MpCCI – Solving multidisciplinary problems by coupling simulations

Simulation of complex manufacturing processes to predict structural product characteristics often requires a chain of distinct simulation disciplines. Each simulation step typically requires a specific problem discretization to handle the physical effects. To achieve realistic simulation results, local material properties have to be specified as initial condition at each step of the virtual process chain. In addition to the transfer of local material properties along a manufacturing chain, simulation models have to be validated by comparison with experimental test results.

In order to transfer local material properties between consecutive simulation steps, MpCCI Mapper as file-based mapping tool has been developed by SCAI.

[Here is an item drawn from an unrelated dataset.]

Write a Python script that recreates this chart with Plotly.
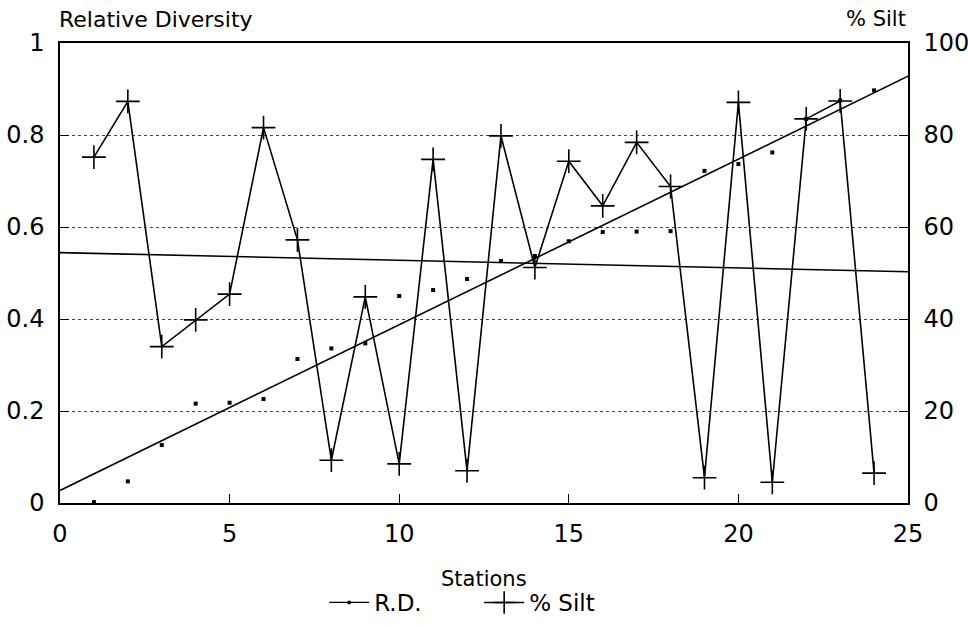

Concerning the thermal behavior of automotive vehicles, it is pursued to accomplish simulations for the full complexity of a vehicle’s geometry and transport phenomena of heat including convection, radiation and conduction in fluids and solid bodies. The different heat transport mechanisms described are solved by specialized codes. The coupled approach supports steady state, transient and mixed type (quasi-stationary with transient) applications.

MpCCI CouplingEnvironment offers the possibility to couple your favorite CFD-Code with a code that is specialized to radiative and solid body conduction heat transfer.  Furthermore, it is possible to integrate your own inhouse code into the MpCCI environment.

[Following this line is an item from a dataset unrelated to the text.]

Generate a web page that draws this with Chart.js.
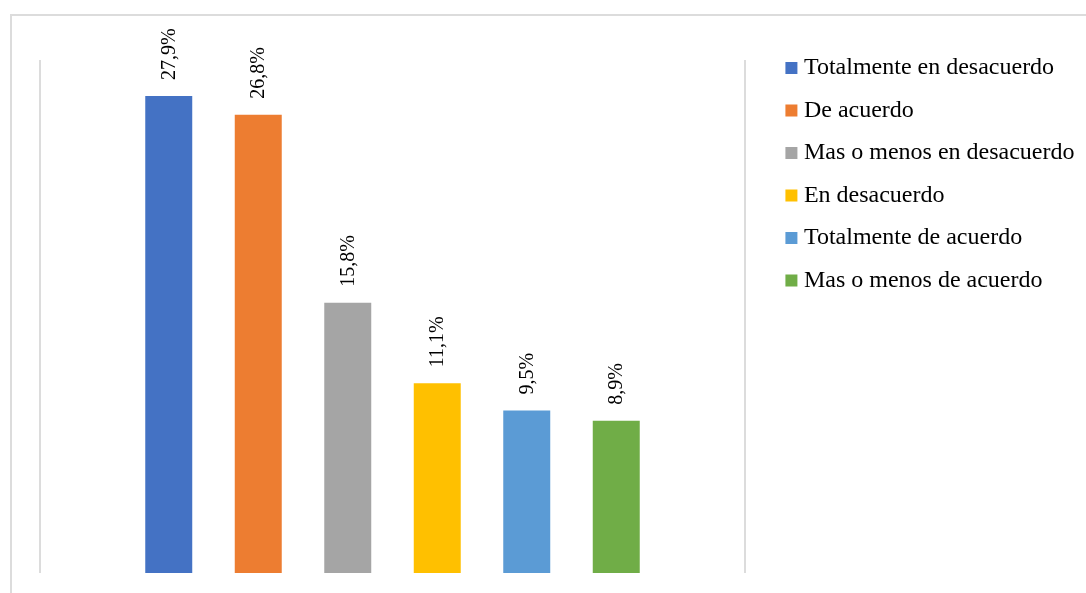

When a surrounding fluid exerts pressure on a flexible structure, this structure deforms, which leads to changes in the flow field of the fluid. These so-called fluid-structure interactions appear in different application areas: the most common examples are wings, spoilers and other deformable parts of racing or everyday cars or the flutter of aircraft wings. Furthermore, this effect can be observed in many machines, especially where moving parts or light, very deformable walls are involved. Typical examples are valves, pumps or hydraulic engine mounts. MpCCI has been used successfully to solve different applications from all of these areas.

The development of turbomachinery with increasingly higher levels of efficiency makes the detailed knowledge of the mechanical, thermal and fluid dynamic processes indispensable. They serve for optimizations of the flow geometry, thermal stresses, lifetime, etc. The realistic simulation of the turbomachinery system often requires the knowledge of boundary conditions, which usually are the results of other simulation disciplines or even are strongly interrelated with each other.
In order to consider those interactions (“multiphysics”), a mapping (using MpCCI FSIMapper) or a coupled simulation (MpCCI CouplingEnvironment) is required.

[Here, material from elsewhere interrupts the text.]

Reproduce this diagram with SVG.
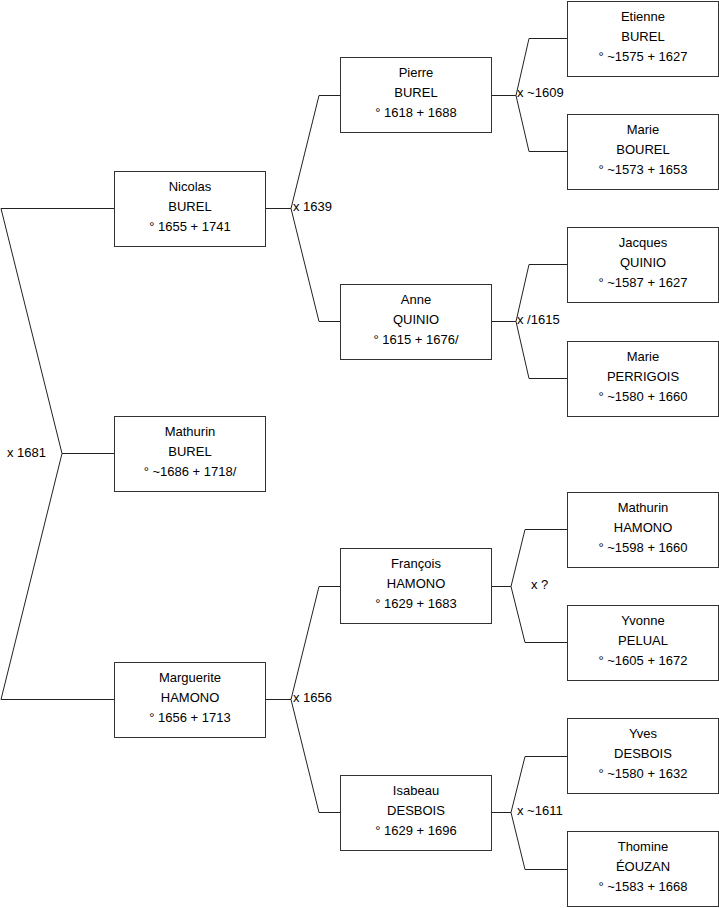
<svg xmlns="http://www.w3.org/2000/svg" width="719" height="908" viewBox="0 0 719 908">
<style>
.box{fill:#fff;stroke:#333;stroke-width:1}
.ln{fill:none;stroke:#222;stroke-width:1}
text{font-family:"Liberation Sans",Arial,sans-serif;font-size:13px;fill:#000}
.c{text-anchor:middle}
</style>
<rect width="719" height="908" fill="#fff"/>
<g id="connectors">
<polyline class="ln" points="114,208.5 1,208.5 62,453.5 1,699.5 114,699.5"/>
<line class="ln" x1="62" y1="453.5" x2="114" y2="453.5"/>
<polyline class="ln" points="265,208.5 291,208.5"/>
<polyline class="ln" points="340,95.5 319,95.5 291,208.5 319,321.5 340,321.5"/>
<polyline class="ln" points="265,699.5 291,699.5"/>
<polyline class="ln" points="340,586.5 319,586.5 291,699.5 319,812.5 340,812.5"/>
<polyline class="ln" points="492,95.5 516,95.5"/>
<polyline class="ln" points="567,38.5 529,38.5 516,95.5 529,151.5 567,151.5"/>
<polyline class="ln" points="492,321.5 516,321.5"/>
<polyline class="ln" points="567,264.5 529,264.5 516,321.5 529,378.5 567,378.5"/>
<polyline class="ln" points="492,586.5 511,586.5"/>
<polyline class="ln" points="567,529.5 525,529.5 511,586.5 525,642.5 567,642.5"/>
<polyline class="ln" points="492,812.5 511,812.5"/>
<polyline class="ln" points="567,756.5 525,756.5 511,812.5 525,869.5 567,869.5"/>
<text x="7" y="457">x 1681</text>
<text x="293" y="211">x 1639</text>
<text x="293" y="702">x 1656</text>
<text x="517" y="97">x ~1609</text>
<text x="517" y="324">x /1615</text>
<text x="531" y="589">x ?</text>
<text x="517" y="815">x ~1611</text>
</g>
<g id="nicolas"><rect class="box" x="114.5" y="171.5" width="151" height="75"/><text class="c" x="190" y="191">Nicolas</text><text class="c" x="190" y="211">BUREL</text><text class="c" x="190" y="231">° 1655 + 1741</text></g>
<g id="mathurin-burel"><rect class="box" x="114.5" y="416.5" width="151" height="75"/><text class="c" x="190" y="436">Mathurin</text><text class="c" x="190" y="456">BUREL</text><text class="c" x="190" y="476">° ~1686 + 1718/</text></g>
<g id="marguerite"><rect class="box" x="114.5" y="662.5" width="151" height="75"/><text class="c" x="190" y="682">Marguerite</text><text class="c" x="190" y="702">HAMONO</text><text class="c" x="190" y="722">° 1656 + 1713</text></g>
<g id="pierre"><rect class="box" x="340.5" y="57.5" width="151" height="75"/><text class="c" x="416" y="77">Pierre</text><text class="c" x="416" y="97">BUREL</text><text class="c" x="416" y="117">° 1618 + 1688</text></g>
<g id="anne"><rect class="box" x="340.5" y="284.5" width="151" height="75"/><text class="c" x="416" y="304">Anne</text><text class="c" x="416" y="324">QUINIO</text><text class="c" x="416" y="344">° 1615 + 1676/</text></g>
<g id="francois"><rect class="box" x="340.5" y="548.5" width="151" height="75"/><text class="c" x="416" y="568">François</text><text class="c" x="416" y="588">HAMONO</text><text class="c" x="416" y="608">° 1629 + 1683</text></g>
<g id="isabeau"><rect class="box" x="340.5" y="775.5" width="151" height="75"/><text class="c" x="416" y="795">Isabeau</text><text class="c" x="416" y="815">DESBOIS</text><text class="c" x="416" y="835">° 1629 + 1696</text></g>
<g id="etienne"><rect class="box" x="567.5" y="1.5" width="151" height="75"/><text class="c" x="643" y="21">Etienne</text><text class="c" x="643" y="41">BUREL</text><text class="c" x="643" y="61">° ~1575 + 1627</text></g>
<g id="marie-bourel"><rect class="box" x="567.5" y="114.5" width="151" height="75"/><text class="c" x="643" y="134">Marie</text><text class="c" x="643" y="154">BOUREL</text><text class="c" x="643" y="174">° ~1573 + 1653</text></g>
<g id="jacques"><rect class="box" x="567.5" y="227.5" width="151" height="75"/><text class="c" x="643" y="247">Jacques</text><text class="c" x="643" y="267">QUINIO</text><text class="c" x="643" y="287">° ~1587 + 1627</text></g>
<g id="marie-perrigois"><rect class="box" x="567.5" y="341.5" width="151" height="75"/><text class="c" x="643" y="361">Marie</text><text class="c" x="643" y="381">PERRIGOIS</text><text class="c" x="643" y="401">° ~1580 + 1660</text></g>
<g id="mathurin-hamono"><rect class="box" x="567.5" y="492.5" width="151" height="75"/><text class="c" x="643" y="512">Mathurin</text><text class="c" x="643" y="532">HAMONO</text><text class="c" x="643" y="552">° ~1598 + 1660</text></g>
<g id="yvonne"><rect class="box" x="567.5" y="605.5" width="151" height="75"/><text class="c" x="643" y="625">Yvonne</text><text class="c" x="643" y="645">PELUAL</text><text class="c" x="643" y="665">° ~1605 + 1672</text></g>
<g id="yves"><rect class="box" x="567.5" y="718.5" width="151" height="75"/><text class="c" x="643" y="738">Yves</text><text class="c" x="643" y="758">DESBOIS</text><text class="c" x="643" y="778">° ~1580 + 1632</text></g>
<g id="thomine"><rect class="box" x="567.5" y="831.5" width="151" height="75"/><text class="c" x="643" y="851">Thomine</text><text class="c" x="643" y="871">ÉOUZAN</text><text class="c" x="643" y="891">° ~1583 + 1668</text></g>
</svg>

Multibody Simulations (MBS) and Finite Element Methods (FEM) are very effective tools to simulate the complex dynamics of vehicle and machine parts. Cosimulation is a natural means to increase the fidelity of these models to include environmental influences and additional physical phenomena such as fluid flow or electromagnetics. In addition, the simulation time for complex finite element  models can drastically be reduced by using Multibody Simulations for noncritical components.